■ GOAL OF THE EXERCISE ■
Retype the opening lines of the listing below, ending with the line that contains "const gridBound = [[0.75, 0.375], [0.85, 0.375], [0.85, 0.525]];", and leave out any pictures.

■ DATA LINES ■
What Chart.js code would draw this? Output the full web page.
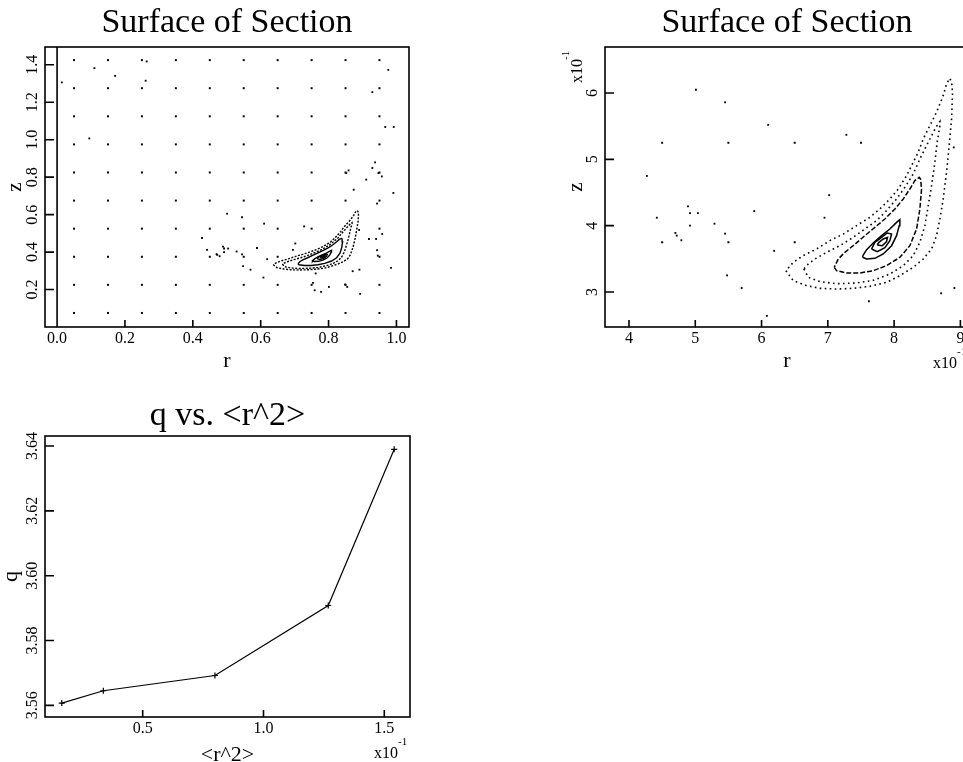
<!DOCTYPE html>
<html>
<head>
<meta charset="utf-8">
<title>Surface of Section</title>
<script src="https://cdn.jsdelivr.net/npm/chart.js@4.4.1/dist/chart.umd.min.js"></script>
<style>
  html, body { margin: 0; padding: 0; width: 963px; height: 762px; overflow: hidden; background: #fff; }
  canvas { position: absolute; }
  #sectionFull { left: 0; top: 0; }
  #sectionZoom { left: 540px; top: 0; }
  #qPlot { left: 0; top: 380px; }
</style>
</head>
<body>
<canvas id="sectionFull" width="440" height="372"></canvas>
<canvas id="sectionZoom" width="460" height="372"></canvas>
<canvas id="qPlot" width="440" height="382"></canvas>
<script>
// launch grid for the section, r and z
const gridR = [0.05, 0.15, 0.25, 0.35, 0.45, 0.55, 0.65, 0.75, 0.85, 0.95];
const gridZ = [0.075, 0.225, 0.375, 0.525, 0.675, 0.825, 0.975, 1.125, 1.275, 1.425];
// grid cells that stay bound (their orbits are the closed curves)
const gridBound = [[0.75, 0.375], [0.85, 0.375], [0.85, 0.525]];

// scattered crossings of escaping orbits
const strayPoints = [
    [0.501, 0.605], [0.545, 0.586], [0.610, 0.552], [0.728, 0.537], [0.890, 0.518],
    [0.427, 0.475], [0.702, 0.446], [0.489, 0.429], [0.492, 0.419], [0.504, 0.419],
    [0.589, 0.422], [0.442, 0.412], [0.695, 0.412], [0.529, 0.403], [0.492, 0.400],
    [0.470, 0.389], [0.472, 0.385], [0.545, 0.388], [0.479, 0.378], [0.619, 0.362],
    [0.548, 0.325], [0.570, 0.306], [0.891, 0.306], [0.871, 0.298], [0.762, 0.286],
    [0.608, 0.264],
    [0.014, 1.306], [0.110, 1.382], [0.171, 1.341], [0.264, 1.418], [0.261, 1.315],
    [0.095, 1.007], [0.976, 1.373], [0.929, 1.254], [0.967, 1.068], [0.992, 1.068],
    [0.937, 0.879], [0.929, 0.849], [0.859, 0.836], [0.852, 0.822], [0.947, 0.822],
    [0.957, 0.804], [0.911, 0.787], [0.874, 0.733], [0.991, 0.716], [0.943, 0.659],
    [0.958, 0.497], [0.919, 0.470], [0.940, 0.470], [0.943, 0.410], [0.945, 0.381],
    [0.984, 0.316], [0.849, 0.227], [0.855, 0.214], [0.893, 0.177], [0.754, 0.236],
    [0.759, 0.196], [0.778, 0.188], [0.801, 0.214]
];

// invariant curves around the stable orbit, outermost first
const orbitOuter = [
    [0.6368, 0.3321], [0.6478, 0.3171], [0.6680, 0.3095], [0.6881, 0.3055], [0.7132, 0.3045],
    [0.7383, 0.3055], [0.7635, 0.3085], [0.7886, 0.3145], [0.8087, 0.3246], [0.8288, 0.3372],
    [0.8439, 0.3497], [0.8565, 0.3648], [0.8640, 0.3849], [0.8691, 0.4101], [0.8741, 0.4402],
    [0.8791, 0.4805], [0.8831, 0.5207], [0.8867, 0.5609], [0.8882, 0.6011], [0.8867, 0.6162],
    [0.8841, 0.6222], [0.8791, 0.6137], [0.8741, 0.5961], [0.8640, 0.5710], [0.8540, 0.5508],
    [0.8439, 0.5307], [0.8364, 0.5106], [0.8288, 0.4955], [0.8188, 0.4754], [0.8062, 0.4553],
    [0.7936, 0.4402], [0.7786, 0.4252], [0.7635, 0.4126], [0.7434, 0.4000], [0.7233, 0.3874],
    [0.7031, 0.3774], [0.6830, 0.3648], [0.6629, 0.3548], [0.6478, 0.3447]
];
const orbitSecond = [
    [0.6639, 0.3347], [0.6705, 0.3221], [0.6881, 0.3156], [0.7132, 0.3125], [0.7434, 0.3135],
    [0.7685, 0.3176], [0.7936, 0.3271], [0.8138, 0.3397], [0.8288, 0.3548], [0.8389, 0.3749],
    [0.8464, 0.4000], [0.8515, 0.4302], [0.8565, 0.4603], [0.8615, 0.4955], [0.8650, 0.5257],
    [0.8691, 0.5508], [0.8691, 0.5569], [0.8630, 0.5483], [0.8515, 0.5257], [0.8389, 0.5006],
    [0.8288, 0.4779], [0.8163, 0.4578], [0.8037, 0.4402], [0.7886, 0.4226], [0.7735, 0.4076],
    [0.7559, 0.3950], [0.7383, 0.3824], [0.7182, 0.3698], [0.6981, 0.3598], [0.6805, 0.3497],
    [0.6705, 0.3422]
];
const orbitMiddle = [
    [0.7097, 0.3372], [0.7132, 0.3321], [0.7283, 0.3286], [0.7484, 0.3286], [0.7685, 0.3321],
    [0.7886, 0.3397], [0.8087, 0.3523], [0.8238, 0.3698], [0.8339, 0.3950], [0.8389, 0.4252],
    [0.8414, 0.4553], [0.8399, 0.4704], [0.8379, 0.4729], [0.8313, 0.4679], [0.8238, 0.4553],
    [0.8138, 0.4402], [0.8012, 0.4252], [0.7861, 0.4101], [0.7710, 0.3975], [0.7559, 0.3849],
    [0.7383, 0.3698], [0.7258, 0.3598], [0.7157, 0.3497]
];
const orbitInner = [
    [0.7524, 0.3523], [0.7585, 0.3497], [0.7710, 0.3507], [0.7836, 0.3573], [0.7962, 0.3698],
    [0.8037, 0.3849], [0.8077, 0.4000], [0.8087, 0.4091], [0.8037, 0.4050], [0.7936, 0.3950],
    [0.7811, 0.3849], [0.7685, 0.3739], [0.7585, 0.3638], [0.7534, 0.3558]
];
const orbitSmall = [
    [0.7660, 0.3648], [0.7745, 0.3608], [0.7861, 0.3668], [0.7936, 0.3774], [0.7962, 0.3874],
    [0.7896, 0.3890], [0.7811, 0.3824], [0.7710, 0.3749]
];
const orbitCore = [
    [0.7745, 0.3709], [0.7821, 0.3698], [0.7886, 0.3759], [0.7901, 0.3824], [0.7836, 0.3799],
    [0.7771, 0.3749]
];

// q against the mean square radius
const r2Mean = [0.0165, 0.0337, 0.0799, 0.1268, 0.1541];
const qValue = [3.5607, 3.5645, 3.5692, 3.5908, 3.6390];

// tick values and labels
const fullTicksR = [0, 0.2, 0.4, 0.6, 0.8, 1.0];
const fullLabelsR = ['0.0', '0.2', '0.4', '0.6', '0.8', '1.0'];
const fullTicksZ = [0.2, 0.4, 0.6, 0.8, 1.0, 1.2, 1.4];
const fullLabelsZ = ['0.2', '0.4', '0.6', '0.8', '1.0', '1.2', '1.4'];
const zoomTicksR = [0.4, 0.5, 0.6, 0.7, 0.8, 0.9];
const zoomLabelsR = ['4', '5', '6', '7', '8', '9'];
const zoomTicksZ = [0.3, 0.4, 0.5, 0.6];
const zoomLabelsZ = ['3', '4', '5', '6'];
const qTicksX = [0.05, 0.10, 0.15];
const qLabelsX = ['0.5', '1.0', '1.5'];
const qTicksY = [3.56, 3.58, 3.60, 3.62, 3.64];
const qLabelsY = ['3.56', '3.58', '3.60', '3.62', '3.64'];

const SERIF = '"Liberation Serif", "DejaVu Serif", serif';

function toXY(pairs) {
    return pairs.map(([x, y]) => ({ x, y }));
}

function closed(pairs) {
    return toXY(pairs.concat([pairs[0]]));
}

function gridPoints() {
    const pts = [];
    gridR.forEach(r => gridZ.forEach(z => {
        if (!gridBound.some(([br, bz]) => br === r && bz === z)) pts.push({ x: r, y: z });
    }));
    return pts;
}

function rotatedText(ctx, text, x, y, font) {
    ctx.save();
    ctx.font = font;
    ctx.translate(x, y);
    ctx.rotate(-Math.PI / 2);
    ctx.fillText(text, 0, 0);
    ctx.restore();
}

// box, inward ticks, labels and titles drawn from the chart's own scales
function framePlugin(o) {
    return {
        id: 'frame',
        afterDraw(chart) {
            const { ctx, chartArea: a, scales: { x, y } } = chart;
            ctx.save();
            ctx.strokeStyle = '#000';
            ctx.fillStyle = '#000';
            ctx.lineWidth = 1.6;
            ctx.strokeRect(a.left, a.top, a.right - a.left, a.bottom - a.top);

            ctx.beginPath();
            if (o.zeroLine) {
                const px = x.getPixelForValue(0);
                ctx.moveTo(px, a.top);
                ctx.lineTo(px, a.bottom);
            }
            o.xTicks.forEach(v => {
                const px = x.getPixelForValue(v);
                ctx.moveTo(px, a.bottom);
                ctx.lineTo(px, a.bottom - 7);
            });
            o.yTicks.forEach(v => {
                const py = y.getPixelForValue(v);
                ctx.moveTo(a.left, py);
                ctx.lineTo(a.left + 9, py);
            });
            ctx.stroke();

            ctx.textAlign = 'center';
            ctx.textBaseline = 'alphabetic';
            ctx.font = '16px ' + SERIF;
            o.xTicks.forEach((v, i) => ctx.fillText(o.xLabels[i], x.getPixelForValue(v), a.bottom + 16));
            o.yTicks.forEach((v, i) => rotatedText(ctx, o.yLabels[i], a.left - 8, y.getPixelForValue(v), '16px ' + SERIF));

            const cx = (a.left + a.right) / 2;
            ctx.font = '34px ' + SERIF;
            ctx.fillText(o.title, cx, a.top - o.titleGap);

            ctx.font = o.xTitleFont;
            ctx.fillText(o.xTitle, cx, a.bottom + o.xTitleGap);
            rotatedText(ctx, o.yTitle, a.left - o.yTitleGap, (a.top + a.bottom) / 2, o.yTitleFont);

            if (o.xExponent) {
                ctx.textAlign = 'right';
                ctx.font = '16px ' + SERIF;
                ctx.fillText('x10', a.right - 12, a.bottom + 41);
                ctx.textAlign = 'left';
                ctx.font = '11px ' + SERIF;
                ctx.fillText('-1', a.right - 12, a.bottom + 28);
            }
            if (o.yExponent) {
                ctx.textAlign = 'left';
                rotatedText(ctx, 'x10', a.left - 23, a.top + 36, '16px ' + SERIF);
                rotatedText(ctx, '-1', a.left - 36, a.top + 13, '11px ' + SERIF);
            }
            ctx.restore();
        }
    };
}

function sectionDatasets(style) {
    const line = (pairs, dash, width) => ({
        data: closed(pairs),
        showLine: true,
        borderColor: '#000',
        borderWidth: width,
        borderDash: dash,
        pointRadius: 0
    });
    return [
        {
            data: gridPoints(),
            pointStyle: 'rect',
            pointRadius: 1.4,
            pointBackgroundColor: '#000',
            pointBorderWidth: 0
        },
        {
            data: toXY(strayPoints),
            pointStyle: 'rect',
            pointRadius: 1.3,
            pointBackgroundColor: '#000',
            pointBorderWidth: 0
        },
        line(orbitOuter, style.outerDash, style.outerWidth),
        line(orbitSecond, style.outerDash, style.outerWidth),
        line(orbitMiddle, style.middleDash, style.innerWidth),
        line(orbitInner, [], style.innerWidth),
        line(orbitSmall, [], style.innerWidth),
        line(orbitCore, [], style.innerWidth)
    ];
}

function baseOptions(padding, xRange, yRange) {
    return {
        responsive: false,
        animation: false,
        layout: { padding },
        plugins: { legend: { display: false }, tooltip: { enabled: false } },
        scales: {
            x: { type: 'linear', display: false, min: xRange[0], max: xRange[1] },
            y: { type: 'linear', display: false, min: yRange[0], max: yRange[1] }
        }
    };
}

new Chart(document.getElementById('sectionFull'), {
    type: 'scatter',
    data: { datasets: sectionDatasets({ outerDash: [2, 1.5], outerWidth: 1.4, middleDash: [], innerWidth: 1.4 }) },
    options: baseOptions({ left: 45, top: 47, right: 31, bottom: 45 }, [-0.0356, 1.037], [0, 1.495]),
    plugins: [framePlugin({
        title: 'Surface of Section', titleGap: 15,
        xTicks: fullTicksR, xLabels: fullLabelsR,
        yTicks: fullTicksZ, yLabels: fullLabelsZ,
        xTitle: 'r', xTitleGap: 40, xTitleFont: '22px ' + SERIF,
        yTitle: 'z', yTitleGap: 24, yTitleFont: '21px ' + SERIF,
        zeroLine: true
    })]
});

new Chart(document.getElementById('sectionZoom'), {
    type: 'scatter',
    data: { datasets: sectionDatasets({ outerDash: [1.6, 3.4], outerWidth: 1.6, middleDash: [5, 2], innerWidth: 1.5 }) },
    options: baseOptions({ left: 65, top: 47, right: 31, bottom: 45 }, [0.3638, 0.913], [0.2472, 0.6694]),
    plugins: [framePlugin({
        title: 'Surface of Section', titleGap: 15,
        xTicks: zoomTicksR, xLabels: zoomLabelsR,
        yTicks: zoomTicksZ, yLabels: zoomLabelsZ,
        xTitle: 'r', xTitleGap: 40, xTitleFont: '22px ' + SERIF,
        yTitle: 'z', yTitleGap: 23, yTitleFont: '21px ' + SERIF,
        xExponent: true, yExponent: true
    })]
});

new Chart(document.getElementById('qPlot'), {
    type: 'scatter',
    data: {
        datasets: [{
            data: r2Mean.map((v, i) => ({ x: v, y: qValue[i] })),
            showLine: true,
            borderColor: '#000',
            borderWidth: 1.2,
            pointStyle: 'cross',
            pointRadius: 3,
            pointBorderColor: '#000',
            pointBorderWidth: 1.2
        }]
    },
    options: baseOptions({ left: 45, top: 56, right: 30, bottom: 45 }, [0.00956, 0.16064], [3.5564, 3.6431]),
    plugins: [framePlugin({
        title: 'q vs. <r^2>', titleGap: 11,
        xTicks: qTicksX, xLabels: qLabelsX,
        yTicks: qTicksY, yLabels: qLabelsY,
        xTitle: '<r^2>', xTitleGap: 44, xTitleFont: '22px ' + SERIF,
        yTitle: 'q', yTitleGap: 28, yTitleFont: '22px ' + SERIF,
        xExponent: true
    })]
});
</script>
</body>
</html>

■ CORRECT RESPONSE ■
What Chart.js code would draw this? Output the full web page.
<!DOCTYPE html>
<html>
<head>
<meta charset="utf-8">
<title>Surface of Section</title>
<script src="https://cdn.jsdelivr.net/npm/chart.js@4.4.1/dist/chart.umd.min.js"></script>
<style>
  html, body { margin: 0; padding: 0; width: 963px; height: 762px; overflow: hidden; background: #fff; }
  canvas { position: absolute; }
  #sectionFull { left: 0; top: 0; }
  #sectionZoom { left: 540px; top: 0; }
  #qPlot { left: 0; top: 380px; }
</style>
</head>
<body>
<canvas id="sectionFull" width="440" height="372"></canvas>
<canvas id="sectionZoom" width="460" height="372"></canvas>
<canvas id="qPlot" width="440" height="382"></canvas>
<script>
// launch grid for the section, r and z
const gridR = [0.05, 0.15, 0.25, 0.35, 0.45, 0.55, 0.65, 0.75, 0.85, 0.95];
const gridZ = [0.075, 0.225, 0.375, 0.525, 0.675, 0.825, 0.975, 1.125, 1.275, 1.425];
// grid cells that stay bound (their orbits are the closed curves)
const gridBound = [[0.75, 0.375], [0.85, 0.375], [0.85, 0.525]];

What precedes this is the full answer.